**WORK TO DO:** Copy the data exactly as it appears, and do not include any pictures.

________________________________________

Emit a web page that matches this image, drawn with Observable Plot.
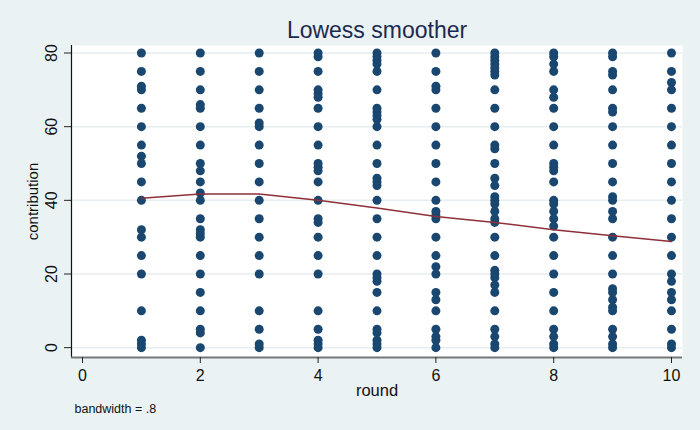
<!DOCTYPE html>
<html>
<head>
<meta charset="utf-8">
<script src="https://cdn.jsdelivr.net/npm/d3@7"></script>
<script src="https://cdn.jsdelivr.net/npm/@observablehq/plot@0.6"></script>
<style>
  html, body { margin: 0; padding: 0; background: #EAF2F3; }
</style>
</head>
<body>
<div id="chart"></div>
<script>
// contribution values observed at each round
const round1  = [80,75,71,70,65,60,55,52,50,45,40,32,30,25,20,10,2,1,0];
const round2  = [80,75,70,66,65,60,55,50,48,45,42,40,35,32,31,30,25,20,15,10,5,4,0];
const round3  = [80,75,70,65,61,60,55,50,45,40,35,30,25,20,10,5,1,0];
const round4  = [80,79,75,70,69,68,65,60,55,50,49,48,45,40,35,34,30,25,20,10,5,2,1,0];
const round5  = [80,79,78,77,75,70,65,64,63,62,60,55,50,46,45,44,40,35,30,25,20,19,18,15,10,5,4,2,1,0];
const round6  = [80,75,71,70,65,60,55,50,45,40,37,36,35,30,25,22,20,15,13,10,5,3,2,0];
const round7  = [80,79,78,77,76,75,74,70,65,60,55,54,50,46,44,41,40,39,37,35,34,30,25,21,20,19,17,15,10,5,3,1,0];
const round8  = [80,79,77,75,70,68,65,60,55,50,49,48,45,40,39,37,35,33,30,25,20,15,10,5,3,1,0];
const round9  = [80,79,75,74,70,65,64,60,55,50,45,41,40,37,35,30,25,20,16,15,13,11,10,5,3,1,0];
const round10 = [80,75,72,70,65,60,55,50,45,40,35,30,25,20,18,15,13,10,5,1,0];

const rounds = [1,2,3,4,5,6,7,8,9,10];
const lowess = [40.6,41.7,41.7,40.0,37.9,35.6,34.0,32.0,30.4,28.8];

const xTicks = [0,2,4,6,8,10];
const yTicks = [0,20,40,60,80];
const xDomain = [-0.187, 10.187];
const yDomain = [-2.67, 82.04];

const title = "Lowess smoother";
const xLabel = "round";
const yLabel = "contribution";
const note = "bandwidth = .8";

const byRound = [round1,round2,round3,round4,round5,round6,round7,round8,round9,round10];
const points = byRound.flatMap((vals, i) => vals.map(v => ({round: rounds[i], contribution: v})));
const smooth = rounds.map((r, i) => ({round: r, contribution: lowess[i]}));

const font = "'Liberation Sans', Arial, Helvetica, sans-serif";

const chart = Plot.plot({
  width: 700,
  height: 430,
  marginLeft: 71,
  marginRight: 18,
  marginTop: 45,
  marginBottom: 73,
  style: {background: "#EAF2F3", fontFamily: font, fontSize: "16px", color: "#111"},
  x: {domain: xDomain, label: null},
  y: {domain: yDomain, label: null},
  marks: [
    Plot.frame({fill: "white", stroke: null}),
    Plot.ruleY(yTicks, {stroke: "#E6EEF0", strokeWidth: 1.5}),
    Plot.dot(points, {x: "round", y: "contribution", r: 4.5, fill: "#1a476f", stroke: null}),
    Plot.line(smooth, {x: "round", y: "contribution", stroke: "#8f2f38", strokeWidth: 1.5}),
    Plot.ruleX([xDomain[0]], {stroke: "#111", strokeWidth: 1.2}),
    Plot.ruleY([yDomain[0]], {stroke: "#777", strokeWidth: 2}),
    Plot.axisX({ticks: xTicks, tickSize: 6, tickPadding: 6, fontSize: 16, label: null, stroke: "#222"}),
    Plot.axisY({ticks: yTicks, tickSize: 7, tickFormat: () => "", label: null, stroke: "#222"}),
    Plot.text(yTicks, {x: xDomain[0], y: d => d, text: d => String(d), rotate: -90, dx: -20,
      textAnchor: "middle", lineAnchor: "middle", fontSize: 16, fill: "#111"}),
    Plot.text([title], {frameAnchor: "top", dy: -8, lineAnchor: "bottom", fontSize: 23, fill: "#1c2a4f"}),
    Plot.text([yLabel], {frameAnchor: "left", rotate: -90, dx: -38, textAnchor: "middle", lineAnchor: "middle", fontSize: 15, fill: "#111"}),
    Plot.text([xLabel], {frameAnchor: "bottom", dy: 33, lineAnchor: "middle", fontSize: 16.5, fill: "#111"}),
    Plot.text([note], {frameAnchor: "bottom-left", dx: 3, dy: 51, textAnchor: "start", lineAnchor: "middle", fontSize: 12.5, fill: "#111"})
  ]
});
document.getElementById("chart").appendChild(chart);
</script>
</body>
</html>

________________________________________

**TASK RESPONSE:**
Emit a web page that matches this image, drawn with Observable Plot.
<!DOCTYPE html>
<html>
<head>
<meta charset="utf-8">
<script src="https://cdn.jsdelivr.net/npm/d3@7"></script>
<script src="https://cdn.jsdelivr.net/npm/@observablehq/plot@0.6"></script>
<style>
  html, body { margin: 0; padding: 0; background: #EAF2F3; }
</style>
</head>
<body>
<div id="chart"></div>
<script>
// contribution values observed at each round
const round1  = [80,75,71,70,65,60,55,52,50,45,40,32,30,25,20,10,2,1,0];
const round2  = [80,75,70,66,65,60,55,50,48,45,42,40,35,32,31,30,25,20,15,10,5,4,0];
const round3  = [80,75,70,65,61,60,55,50,45,40,35,30,25,20,10,5,1,0];
const round4  = [80,79,75,70,69,68,65,60,55,50,49,48,45,40,35,34,30,25,20,10,5,2,1,0];
const round5  = [80,79,78,77,75,70,65,64,63,62,60,55,50,46,45,44,40,35,30,25,20,19,18,15,10,5,4,2,1,0];
const round6  = [80,75,71,70,65,60,55,50,45,40,37,36,35,30,25,22,20,15,13,10,5,3,2,0];
const round7  = [80,79,78,77,76,75,74,70,65,60,55,54,50,46,44,41,40,39,37,35,34,30,25,21,20,19,17,15,10,5,3,1,0];
const round8  = [80,79,77,75,70,68,65,60,55,50,49,48,45,40,39,37,35,33,30,25,20,15,10,5,3,1,0];
const round9  = [80,79,75,74,70,65,64,60,55,50,45,41,40,37,35,30,25,20,16,15,13,11,10,5,3,1,0];
const round10 = [80,75,72,70,65,60,55,50,45,40,35,30,25,20,18,15,13,10,5,1,0];

const rounds = [1,2,3,4,5,6,7,8,9,10];
const lowess = [40.6,41.7,41.7,40.0,37.9,35.6,34.0,32.0,30.4,28.8];

const xTicks = [0,2,4,6,8,10];
const yTicks = [0,20,40,60,80];
const xDomain = [-0.187, 10.187];
const yDomain = [-2.67, 82.04];

const title = "Lowess smoother";
const xLabel = "round";
const yLabel = "contribution";
const note = "bandwidth = .8";

const byRound = [round1,round2,round3,round4,round5,round6,round7,round8,round9,round10];
const points = byRound.flatMap((vals, i) => vals.map(v => ({round: rounds[i], contribution: v})));
const smooth = rounds.map((r, i) => ({round: r, contribution: lowess[i]}));

const font = "'Liberation Sans', Arial, Helvetica, sans-serif";

const chart = Plot.plot({
  width: 700,
  height: 430,
  marginLeft: 71,
  marginRight: 18,
  marginTop: 45,
  marginBottom: 73,
  style: {background: "#EAF2F3", fontFamily: font, fontSize: "16px", color: "#111"},
  x: {domain: xDomain, label: null},
  y: {domain: yDomain, label: null},
  marks: [
    Plot.frame({fill: "white", stroke: null}),
    Plot.ruleY(yTicks, {stroke: "#E6EEF0", strokeWidth: 1.5}),
    Plot.dot(points, {x: "round", y: "contribution", r: 4.5, fill: "#1a476f", stroke: null}),
    Plot.line(smooth, {x: "round", y: "contribution", stroke: "#8f2f38", strokeWidth: 1.5}),
    Plot.ruleX([xDomain[0]], {stroke: "#111", strokeWidth: 1.2}),
    Plot.ruleY([yDomain[0]], {stroke: "#777", strokeWidth: 2}),
    Plot.axisX({ticks: xTicks, tickSize: 6, tickPadding: 6, fontSize: 16, label: null, stroke: "#222"}),
    Plot.axisY({ticks: yTicks, tickSize: 7, tickFormat: () => "", label: null, stroke: "#222"}),
    Plot.text(yTicks, {x: xDomain[0], y: d => d, text: d => String(d), rotate: -90, dx: -20,
      textAnchor: "middle", lineAnchor: "middle", fontSize: 16, fill: "#111"}),
    Plot.text([title], {frameAnchor: "top", dy: -8, lineAnchor: "bottom", fontSize: 23, fill: "#1c2a4f"}),
    Plot.text([yLabel], {frameAnchor: "left", rotate: -90, dx: -38, textAnchor: "middle", lineAnchor: "middle", fontSize: 15, fill: "#111"}),
    Plot.text([xLabel], {frameAnchor: "bottom", dy: 33, lineAnchor: "middle", fontSize: 16.5, fill: "#111"}),
    Plot.text([note], {frameAnchor: "bottom-left", dx: 3, dy: 51, textAnchor: "start", lineAnchor: "middle", fontSize: 12.5, fill: "#111"})
  ]
});
document.getElementById("chart").appendChild(chart);
</script>
</body>
</html>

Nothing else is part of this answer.